## PROBLEM DETAILS
Look through the data for the string "this". Copy every line where it is found.

## DATASET
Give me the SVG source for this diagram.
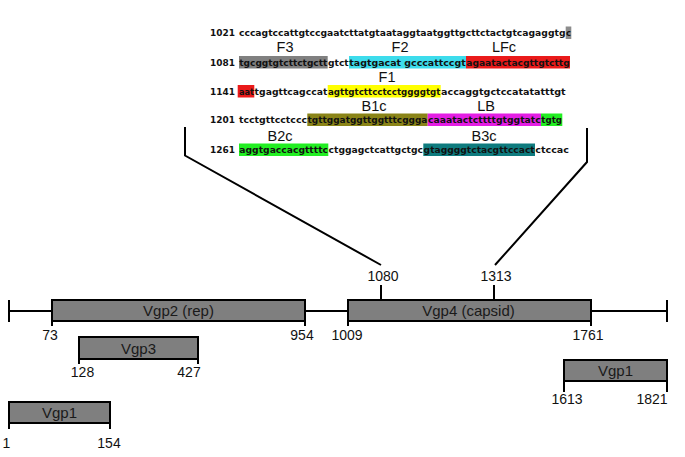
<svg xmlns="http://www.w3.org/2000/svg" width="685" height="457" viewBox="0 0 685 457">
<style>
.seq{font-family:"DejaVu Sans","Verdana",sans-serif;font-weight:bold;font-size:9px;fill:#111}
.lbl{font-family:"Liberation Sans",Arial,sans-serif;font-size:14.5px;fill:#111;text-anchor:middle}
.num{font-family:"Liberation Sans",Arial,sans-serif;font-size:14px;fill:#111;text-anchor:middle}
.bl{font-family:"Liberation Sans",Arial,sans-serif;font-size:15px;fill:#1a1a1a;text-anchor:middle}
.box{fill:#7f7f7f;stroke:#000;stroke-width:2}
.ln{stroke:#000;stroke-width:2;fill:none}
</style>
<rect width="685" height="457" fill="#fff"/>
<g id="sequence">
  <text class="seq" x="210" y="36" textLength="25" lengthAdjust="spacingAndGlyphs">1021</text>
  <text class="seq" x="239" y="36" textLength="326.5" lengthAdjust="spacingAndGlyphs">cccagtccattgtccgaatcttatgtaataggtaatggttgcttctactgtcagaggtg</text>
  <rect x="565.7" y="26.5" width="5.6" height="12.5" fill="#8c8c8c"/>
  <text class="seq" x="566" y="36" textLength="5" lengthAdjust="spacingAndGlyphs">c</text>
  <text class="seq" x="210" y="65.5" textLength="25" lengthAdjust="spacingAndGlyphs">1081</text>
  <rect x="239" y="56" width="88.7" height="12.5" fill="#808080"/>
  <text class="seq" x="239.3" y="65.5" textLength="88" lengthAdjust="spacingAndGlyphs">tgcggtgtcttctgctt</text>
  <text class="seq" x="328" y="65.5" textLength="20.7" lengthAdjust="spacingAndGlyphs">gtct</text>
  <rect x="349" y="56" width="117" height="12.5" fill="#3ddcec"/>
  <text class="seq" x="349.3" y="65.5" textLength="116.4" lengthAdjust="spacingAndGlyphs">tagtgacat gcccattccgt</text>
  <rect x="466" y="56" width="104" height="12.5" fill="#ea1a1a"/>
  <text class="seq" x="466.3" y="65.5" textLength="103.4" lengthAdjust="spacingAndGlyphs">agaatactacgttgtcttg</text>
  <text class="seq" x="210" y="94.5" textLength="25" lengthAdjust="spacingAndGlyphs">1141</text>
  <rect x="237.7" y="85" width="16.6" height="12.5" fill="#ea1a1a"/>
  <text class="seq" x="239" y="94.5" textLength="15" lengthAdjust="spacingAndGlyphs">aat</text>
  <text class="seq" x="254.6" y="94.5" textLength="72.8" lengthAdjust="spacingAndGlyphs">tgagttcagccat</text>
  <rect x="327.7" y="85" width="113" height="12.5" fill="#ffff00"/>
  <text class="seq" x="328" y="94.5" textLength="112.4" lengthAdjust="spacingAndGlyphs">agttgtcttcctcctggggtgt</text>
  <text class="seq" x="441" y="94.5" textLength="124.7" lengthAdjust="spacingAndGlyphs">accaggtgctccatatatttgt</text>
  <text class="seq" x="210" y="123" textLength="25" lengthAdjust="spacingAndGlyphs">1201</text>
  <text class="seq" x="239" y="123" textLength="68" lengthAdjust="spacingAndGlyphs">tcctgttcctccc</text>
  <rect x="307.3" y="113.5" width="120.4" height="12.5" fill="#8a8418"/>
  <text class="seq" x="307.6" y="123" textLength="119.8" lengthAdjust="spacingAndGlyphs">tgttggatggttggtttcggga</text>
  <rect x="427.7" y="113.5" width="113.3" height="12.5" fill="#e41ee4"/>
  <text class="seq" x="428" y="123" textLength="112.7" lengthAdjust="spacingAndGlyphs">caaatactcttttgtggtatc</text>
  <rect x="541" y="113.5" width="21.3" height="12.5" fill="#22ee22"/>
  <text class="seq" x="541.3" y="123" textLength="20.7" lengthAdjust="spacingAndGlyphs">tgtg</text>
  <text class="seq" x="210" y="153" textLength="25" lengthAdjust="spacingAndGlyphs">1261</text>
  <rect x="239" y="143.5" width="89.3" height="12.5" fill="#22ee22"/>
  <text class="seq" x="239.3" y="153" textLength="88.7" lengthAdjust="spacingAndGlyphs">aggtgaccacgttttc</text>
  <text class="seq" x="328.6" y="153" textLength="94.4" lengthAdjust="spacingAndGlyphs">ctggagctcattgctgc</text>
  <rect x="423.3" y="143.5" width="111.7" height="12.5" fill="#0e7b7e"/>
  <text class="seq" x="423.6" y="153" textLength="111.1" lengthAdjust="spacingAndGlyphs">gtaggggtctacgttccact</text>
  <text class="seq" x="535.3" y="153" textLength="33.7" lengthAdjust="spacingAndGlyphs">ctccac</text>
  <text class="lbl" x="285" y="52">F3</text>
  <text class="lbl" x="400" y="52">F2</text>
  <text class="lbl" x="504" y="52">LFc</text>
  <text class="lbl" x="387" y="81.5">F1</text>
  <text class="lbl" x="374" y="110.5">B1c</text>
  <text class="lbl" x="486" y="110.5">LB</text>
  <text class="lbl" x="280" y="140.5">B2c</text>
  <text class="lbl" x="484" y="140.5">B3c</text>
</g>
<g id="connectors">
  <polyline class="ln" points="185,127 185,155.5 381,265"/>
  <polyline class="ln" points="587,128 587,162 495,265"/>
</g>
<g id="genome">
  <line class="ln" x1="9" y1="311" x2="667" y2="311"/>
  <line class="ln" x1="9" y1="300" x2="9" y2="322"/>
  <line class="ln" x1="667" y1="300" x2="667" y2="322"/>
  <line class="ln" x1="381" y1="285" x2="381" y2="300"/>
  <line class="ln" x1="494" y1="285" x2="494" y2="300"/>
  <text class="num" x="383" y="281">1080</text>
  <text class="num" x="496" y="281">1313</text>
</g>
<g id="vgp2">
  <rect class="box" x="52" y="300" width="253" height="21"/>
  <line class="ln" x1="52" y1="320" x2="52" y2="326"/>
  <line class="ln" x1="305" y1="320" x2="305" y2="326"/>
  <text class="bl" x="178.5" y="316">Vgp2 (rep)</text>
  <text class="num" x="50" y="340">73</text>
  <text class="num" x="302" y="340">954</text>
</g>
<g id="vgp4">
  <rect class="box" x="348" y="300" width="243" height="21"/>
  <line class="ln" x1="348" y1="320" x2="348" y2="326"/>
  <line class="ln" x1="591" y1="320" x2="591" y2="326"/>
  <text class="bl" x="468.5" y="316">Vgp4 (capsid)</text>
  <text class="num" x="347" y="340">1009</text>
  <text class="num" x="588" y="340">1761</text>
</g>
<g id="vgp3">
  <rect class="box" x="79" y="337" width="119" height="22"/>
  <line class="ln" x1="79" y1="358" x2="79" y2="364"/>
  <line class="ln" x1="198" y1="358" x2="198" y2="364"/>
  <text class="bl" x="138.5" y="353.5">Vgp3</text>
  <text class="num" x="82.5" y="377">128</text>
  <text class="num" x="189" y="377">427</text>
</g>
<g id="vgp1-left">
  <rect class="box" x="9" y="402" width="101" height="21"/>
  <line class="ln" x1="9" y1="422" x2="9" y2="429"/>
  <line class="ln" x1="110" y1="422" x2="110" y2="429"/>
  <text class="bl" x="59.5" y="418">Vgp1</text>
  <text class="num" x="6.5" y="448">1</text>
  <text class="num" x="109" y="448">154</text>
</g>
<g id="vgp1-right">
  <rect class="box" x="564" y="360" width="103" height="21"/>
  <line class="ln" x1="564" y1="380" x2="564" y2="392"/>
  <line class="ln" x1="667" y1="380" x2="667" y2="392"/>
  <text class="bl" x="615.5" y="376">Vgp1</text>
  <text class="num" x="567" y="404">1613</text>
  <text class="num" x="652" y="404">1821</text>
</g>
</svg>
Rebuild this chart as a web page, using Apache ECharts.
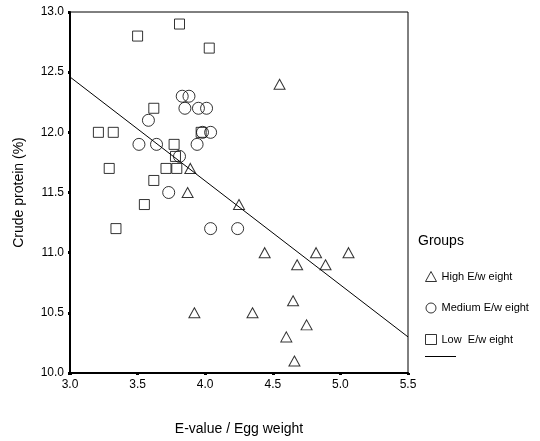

## COMPLETED TASK
Give me the SVG source for this diagram.
Rebuild this chart as a web page, using Apache ECharts.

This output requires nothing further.